- Theatrical release poster
- German: Die Tigerin
- Directed by: Karin Howard
- Written by: Karin Howard
- Based on: Die Tigerin by Walter Serner
- Starring: James Remar; Valentina Vargas; Hannes Jaenicke;
- Cinematography: Lothar Elias Stickelbrucks [de]
- Edited by: Norbert Herzner [de]
- Music by: Loek Dikker
- Distributed by: CineVox (through Warner Bros.)
- Release date: 15 October 1992;
- Running time: 83 minutes
- Country: Germany
- Language: English

= The Tigress (1992 film) =

1992 film

The Tigress (Die Tigerin) is a 1992 German film directed and written by Karin Howard, and based on Walter Serner's novel. It marked George Peppard's final film role. The film follows a penniless con man (James Remar), who teams up with the eponymous prostitute (Valentina Vargas).

==Plot==
In a sordid night club in 1920s Berlin, the penniless con man Andrei catches the eye of the fiery whore Pauline, known as The Tigress. Underworld boss Harry considers her his property, but she spends the next two days in bed with Andrei. To escape Harry's revenge, the two disappear to neighbouring Czechoslovakia and book into a hotel in the resort of Carlsbad. They have the jewels Pauline has accumulated during her career, which are used to buy smart clothes and attend smart evenings in the casino. Andrei promotes himself to a baron and introduces Pauline as a film star, stressing that they are not married (and privately stressing to Pauline that this is all a business venture and he is not going to fall in love with her).

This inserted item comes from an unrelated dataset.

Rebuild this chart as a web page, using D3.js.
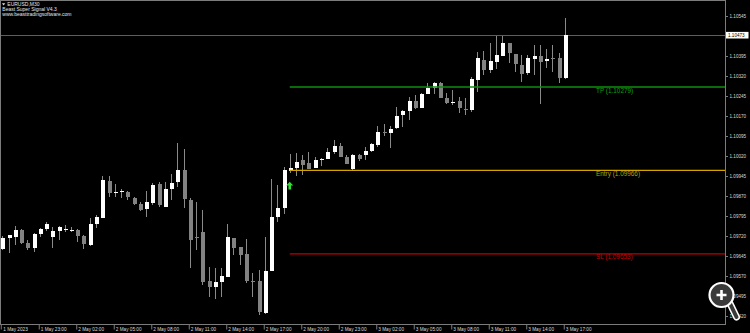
<!DOCTYPE html>
<html>
<head>
<meta charset="utf-8">
<script src="https://cdn.jsdelivr.net/npm/d3@7"></script>
<style>
  body { margin: 0; background: #000; overflow: hidden; }
  text { font-family: "Liberation Sans", Arial, sans-serif; }
</style>
</head>
<body>
<div id="chart"></div>
<script>
// EURUSD M30 candles, 1 May 20:00 -> 3 May 17:00
var open = [1.09671,1.09711,1.09717,1.09741,1.09695,1.09674,1.09726,1.09745,1.09717,1.09740,
  1.09747,1.09744,1.09743,1.09721,1.09686,1.09765,1.09789,1.09926,1.09885,1.09887,
  1.09886,1.09864,1.09840,1.09820,1.09843,1.09914,1.09830,1.09895,1.09921,1.09966,
  1.09854,1.09718,1.09736,1.09552,1.09528,1.09546,1.09567,1.09711,1.09679,1.09653,
  1.09552,1.09550,1.09430,1.09590,1.09790,1.09824,1.09965,1.09974,1.10005,1.09995,
  1.09976,1.10009,1.10010,1.10036,1.10059,1.10017,1.09970,1.10024,1.10023,1.10039,
  1.10061,1.10110,1.10107,1.10124,1.10173,1.10189,1.10227,1.10201,1.10253,1.10274,
  1.10295,1.10236,1.10223,1.10226,1.10197,1.10194,1.10305,1.10380,1.10343,1.10371,
  1.10396,1.10443,1.10401,1.10361,1.10330,1.10384,1.10395,1.10376,1.10389,1.10386,
  1.10311];
var high = [1.09720,1.09724,1.09758,1.09747,1.09705,1.09732,1.09751,1.09773,1.09755,1.09759,
  1.09762,1.09755,1.09745,1.09724,1.09786,1.09799,1.09945,1.09945,1.09916,1.09896,
  1.09888,1.09867,1.09849,1.09889,1.09918,1.09921,1.09921,1.09951,1.10068,1.10046,
  1.09864,1.09849,1.09818,1.09605,1.09599,1.09599,1.09764,1.09713,1.09680,1.09709,
  1.09580,1.09593,1.09715,1.09933,1.09911,1.09978,1.10028,1.10031,1.10024,1.10036,
  1.10015,1.10011,1.10049,1.10080,1.10068,1.10024,1.10026,1.10026,1.10053,1.10068,
  1.10133,1.10140,1.10133,1.10205,1.10193,1.10240,1.10249,1.10257,1.10293,1.10299,
  1.10296,1.10255,1.10268,1.10242,1.10236,1.10317,1.10411,1.10414,1.10445,1.10470,
  1.10470,1.10444,1.10402,1.10399,1.10399,1.10436,1.10436,1.10420,1.10436,1.10405,
  1.10538];
var low = [1.09668,1.09656,1.09686,1.09690,1.09668,1.09659,1.09715,1.09740,1.09674,1.09705,
  1.09735,1.09734,1.09698,1.09672,1.09684,1.09749,1.09787,1.09867,1.09867,1.09861,
  1.09855,1.09836,1.09815,1.09790,1.09835,1.09830,1.09828,1.09855,1.09905,1.09824,
  1.09599,1.09668,1.09536,1.09492,1.09483,1.09492,1.09565,1.09649,1.09611,1.09545,
  1.09490,1.09424,1.09428,1.09588,1.09771,1.09803,1.09955,1.09945,1.09949,1.09970,
  1.09975,1.09983,1.10009,1.10028,1.10016,1.09989,1.09968,1.10002,1.10005,1.10036,
  1.10053,1.10095,1.10049,1.10122,1.10130,1.10155,1.10198,1.10200,1.10252,1.10253,
  1.10238,1.10214,1.10211,1.10181,1.10174,1.10185,1.10261,1.10324,1.10330,1.10346,
  1.10395,1.10368,1.10336,1.10299,1.10324,1.10324,1.10215,1.10349,1.10336,1.10293,
  1.10310];
var close = [1.09713,1.09723,1.09741,1.09695,1.09675,1.09729,1.09746,1.09765,1.09739,1.09755,
  1.09747,1.09744,1.09721,1.09689,1.09765,1.09792,1.09929,1.09880,1.09886,1.09888,
  1.09865,1.09839,1.09818,1.09846,1.09910,1.09835,1.09897,1.09918,1.09966,1.09858,
  1.09705,1.09716,1.09549,1.09528,1.09549,1.09571,1.09715,1.09676,1.09649,1.09552,
  1.09550,1.09434,1.09590,1.09790,1.09824,1.09968,1.09974,1.09999,1.09986,1.09971,
  1.10005,1.10010,1.10035,1.10058,1.10017,1.09990,1.10024,1.10010,1.10040,1.10064,
  1.10111,1.10109,1.10121,1.10171,1.10189,1.10227,1.10199,1.10253,1.10274,1.10295,
  1.10239,1.10218,1.10224,1.10199,1.10196,1.10308,1.10386,1.10343,1.10376,1.10399,
  1.10443,1.10405,1.10364,1.10328,1.10386,1.10395,1.10374,1.10384,1.10383,1.10314,
  1.10473];

var priceTicks = [1.10545,1.10470,1.10395,1.10320,1.10245,1.10170,1.10095,1.10020,
  1.09945,1.09870,1.09795,1.09720,1.09645,1.09570,1.09495,1.09420];

var levelNames = ["TP", "Entry", "SL"];
var levelValues = [1.10279, 1.09966, 1.09653];
var signalBar = 46;   // buy arrow + level lines start here
var labelBar = 95;    // level captions sit here (future side)

var headerLines = ["EURUSD,M30", "Beast Super Signal V4.3", "www.beasttradingsoftware.com"];

var times = d3.timeMinute.every(30).range(new Date(2023, 4, 1, 20, 0), new Date(2023, 4, 3, 17, 30));

var levelColor = { TP: ["#0f8f0f", "#12a012"], Entry: ["#d2a400", "#b4a000"], SL: ["#c00000", "#cc0000"] };

var W = 750, H = 333, plotR = 725, plotB = 324;

var svg = d3.select("#chart").append("svg")
    .attr("width", W)
    .attr("height", H)
    .style("display", "block")
    .style("background", "#000");

var step = 30 * 60 * 1000;
var x = d3.scaleTime()
    .domain([times[0], new Date(+times[times.length - 1] + labelBar * 0)])
    .range([2.25, 2.25 + (times.length - 1) * 6.25]);
var y = d3.scaleLinear()
    .domain([1.0939, 1.10605])
    .range([plotB, 0]);

function xAt(i) { return x(new Date(+times[0] + i * step)); }

// frame
svg.append("rect")
    .attr("x", 0.5).attr("y", 0.5)
    .attr("width", plotR).attr("height", plotB)
    .attr("fill", "none").attr("stroke", "#7c7c7c");

// current price line
var last = close[close.length - 1];
svg.append("line")
    .attr("x1", 1).attr("x2", plotR)
    .attr("y1", Math.round(y(last)) + 0.5).attr("y2", Math.round(y(last)) + 0.5)
    .attr("stroke", "#56606a");

// candles
var bars = d3.range(times.length);
var g = svg.append("g").attr("shape-rendering", "crispEdges");
g.selectAll(".wick").data(bars).enter().append("line")
    .attr("x1", function(i) { return Math.round(x(times[i])) + 0.5; })
    .attr("x2", function(i) { return Math.round(x(times[i])) + 0.5; })
    .attr("y1", function(i) { return y(high[i]); })
    .attr("y2", function(i) { return y(low[i]); })
    .attr("stroke", "#8a8a8a");
g.selectAll(".body").data(bars).enter().append("rect")
    .attr("x", function(i) { return Math.round(x(times[i])) - 1.5; })
    .attr("width", 4)
    .attr("y", function(i) { return y(Math.max(open[i], close[i])); })
    .attr("height", function(i) { return Math.max(1, Math.abs(y(open[i]) - y(close[i]))); })
    .attr("fill", function(i) { return close[i] < open[i] ? "#828282" : "#ffffff"; });

// TP / Entry / SL lines
levelNames.forEach(function(name, k) {
  var ly = y(levelValues[k]);
  svg.append("line")
      .attr("x1", xAt(signalBar)).attr("x2", plotR)
      .attr("y1", ly).attr("y2", ly)
      .attr("stroke", levelColor[name][0]).attr("stroke-width", 1.4);
  svg.append("text")
      .attr("x", xAt(labelBar)).attr("y", ly + 5.6)
      .attr("font-size", 6.4)
      .attr("fill", levelColor[name][1])
      .text(name + " (" + levelValues[k].toFixed(5) + ")");
});

// buy arrow under the signal bar
var ax = xAt(signalBar), ay = y(low[signalBar]) + 8.5;
svg.append("path")
    .attr("d", "M" + ax + "," + ay + "l-3.5,3.6h2.2v4h2.6v-4h2.2z")
    .attr("fill", "#2ee02e");

// right price axis
var yAxis = svg.append("g")
    .attr("transform", "translate(" + plotR + ",0)")
    .call(d3.axisRight(y).tickValues(priceTicks).tickSize(3).tickPadding(1.5)
          .tickFormat(d3.format(".5f")));
yAxis.select(".domain").remove();
yAxis.selectAll("line").attr("stroke", "#7c7c7c");
yAxis.selectAll("text").attr("fill", "#d8d8d8").attr("font-size", 4.6)
    .attr("font-family", "Liberation Sans, Arial, sans-serif");

// current price tag
svg.append("rect")
    .attr("x", plotR + 1).attr("y", y(last) - 3.3)
    .attr("width", 22.5).attr("height", 6.6)
    .attr("fill", "#ffffff");
svg.append("text")
    .attr("x", plotR + 3).attr("y", y(last) + 1.6)
    .attr("font-size", 4.6).attr("fill", "#000")
    .text(last.toFixed(5));

// time axis
var tickIdx = bars.filter(function(i) { return i % 6 === 0; });
var fmtFirst = d3.timeFormat("%-d %b %Y"), fmt = d3.timeFormat("%-d %b %H:%M");
var xAxis = svg.append("g")
    .attr("transform", "translate(0," + (plotB + 0.5) + ")")
    .call(d3.axisBottom(x).tickValues(tickIdx.map(function(i) { return times[i]; }))
          .tickSize(5).tickPadding(0)
          .tickFormat(function(d, k) { return k === 0 ? fmtFirst(d) : fmt(d); }));
xAxis.select(".domain").remove();
xAxis.selectAll("line").attr("stroke", "#7c7c7c")
    .attr("transform", function(d, k) { return k === 0 ? "translate(-1.5,0)" : "translate(-1,0)"; });
xAxis.selectAll("text")
    .attr("text-anchor", "start").attr("dx", 0.5).attr("dy", 0).attr("y", 6)
    .attr("fill", "#d8d8d8").attr("font-size", 4.7)
    .attr("font-family", "Liberation Sans, Arial, sans-serif");

// header text, top-left
svg.append("path").attr("d", "M2,3.2h3.2l-1.6,2.2z").attr("fill", "#e0e0e0");
svg.selectAll(".hdr").data(headerLines).enter().append("text")
    .attr("x", function(d, k) { return k === 0 ? 7.3 : 2.3; })
    .attr("y", function(d, k) { return 6 + k * 5.2; })
    .attr("font-size", 5)
    .attr("fill", "#e6e6e6")
    .text(function(d) { return d; });

// screenshot zoom overlay (bottom-right)
var mz = svg.append("g").attr("transform", "translate(721.5,295)");
mz.append("line").attr("x1", 8.5).attr("y1", 8.5).attr("x2", 15).attr("y2", 22)
    .attr("stroke", "#ffffff").attr("stroke-width", 7).attr("stroke-linecap", "round");
mz.append("line").attr("x1", 8.5).attr("y1", 8.5).attr("x2", 15).attr("y2", 22)
    .attr("stroke", "#3a3a3a").attr("stroke-width", 4).attr("stroke-linecap", "round");
mz.append("circle").attr("r", 12).attr("fill", "#3a3a3a")
    .attr("stroke", "#ffffff").attr("stroke-width", 2.2);
mz.append("path").attr("d", "M-5,0H5M0,-5V5")
    .attr("stroke", "#ffffff").attr("stroke-width", 2.6);
</script>
</body>
</html>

She soon acquires admirers, an Austrian count and a Texan oil man. Playing them off against each other, she eventually succumbs to the Texan, who is by far the richer. Andrei's plan is to burst in and challenge the Texan to a duel, confident that the man would rather pay a large amount of money than lose his life, but on barging into the room he discovers Pauline has vanished. She has been tipped off by a friend in Berlin that Harry is on a train to find her. Unaware of this, Andrei goes to the station and is spotted by Harry, who starts shooting at him. Jumping onto a moving train, Andrei is robbed of all he has by some villains and thrown out beside a road. Along the road comes Pauline, looking for him because she has been in love with him all along.